I'd say that while the company moved off of IBM Lotus, it also afforded me the opportunity to work with some amazing people in a business that is quite creative and innovative, gave me a topic for a speaking engagement, and introduced me to the community surrounding the AS/400 (or whatever IBM calls it now). Too bad IBM (and I) lost a long term customer, however I believe that, in the grand scheme of things, the balance is in my favor. IBM may have enjoyed their money, but I was rewarded more handsomely.
Comment posted by Curt Stone11/18/2011 02:24:28 PM
Homepage: http://www.onecheekgeek.com
Yep, those were the good 'ol days.
Future's in the cloud I guess.
Comment posted by Henning Heinz11/18/2011 03:46:04 PM
The cloud might loose some steam when vendors are trying to achieve the same margins they take for on promises software. Currently Google prevents them from doing this but there might come a day when even Google will have to make more money out of their Apps business.
I know there is a lot of talk about cost but many of my customers still drive Porsches and spend millions on software products like SAP. So I would like to say that there will always be things where customers are willing to pay more. The difficulty lies in addressing those demands so that the product falls into this category. I have to say that IBM currently fails big in this category (and I believe they are fully aware of this).
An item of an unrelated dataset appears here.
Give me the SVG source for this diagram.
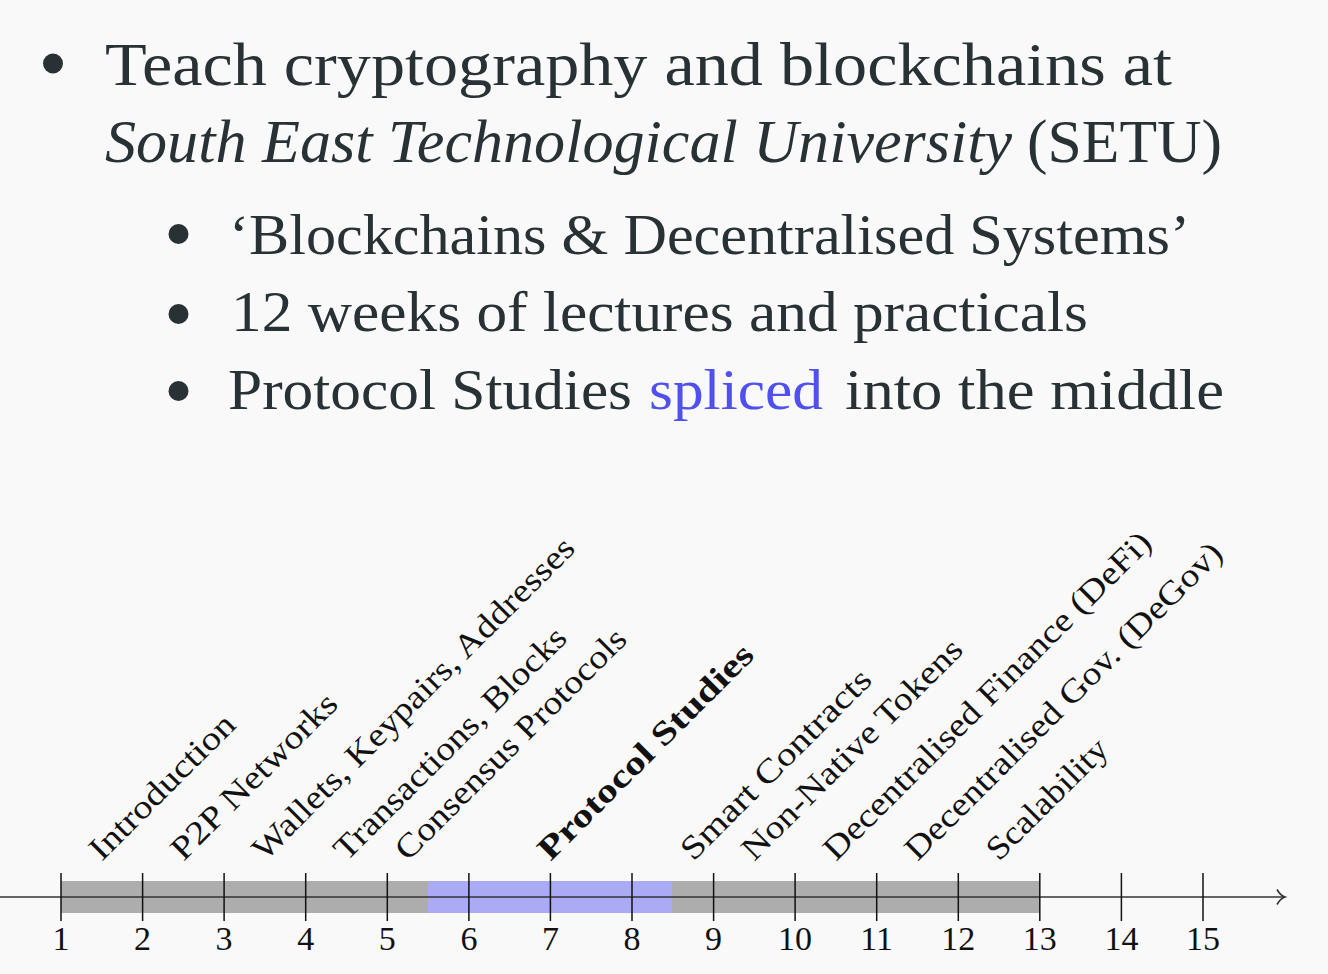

I mean when customers say they are going to replace Lotus Notes with Google Apps they cannot have done much more than mail, calendaring and some basic app stuff.
Now if Lotus Notes would have some kind of killer CRM, would manage the file servers, provide directory services and identity management and have some nice looking apps scaling to terabytes with splendid reporting capabilities!? Even add a healthy ecosystem of affordable nice looking applications from Business Partners and a modern development environment. Nobody would replace Lotus Notes with some Google Apps stuff then. Bonus points as those would probably not even look on Exchange / Outlook too. Now they do and this says much about what (some/many/almost any customer(s) think of their Notes infrastructure.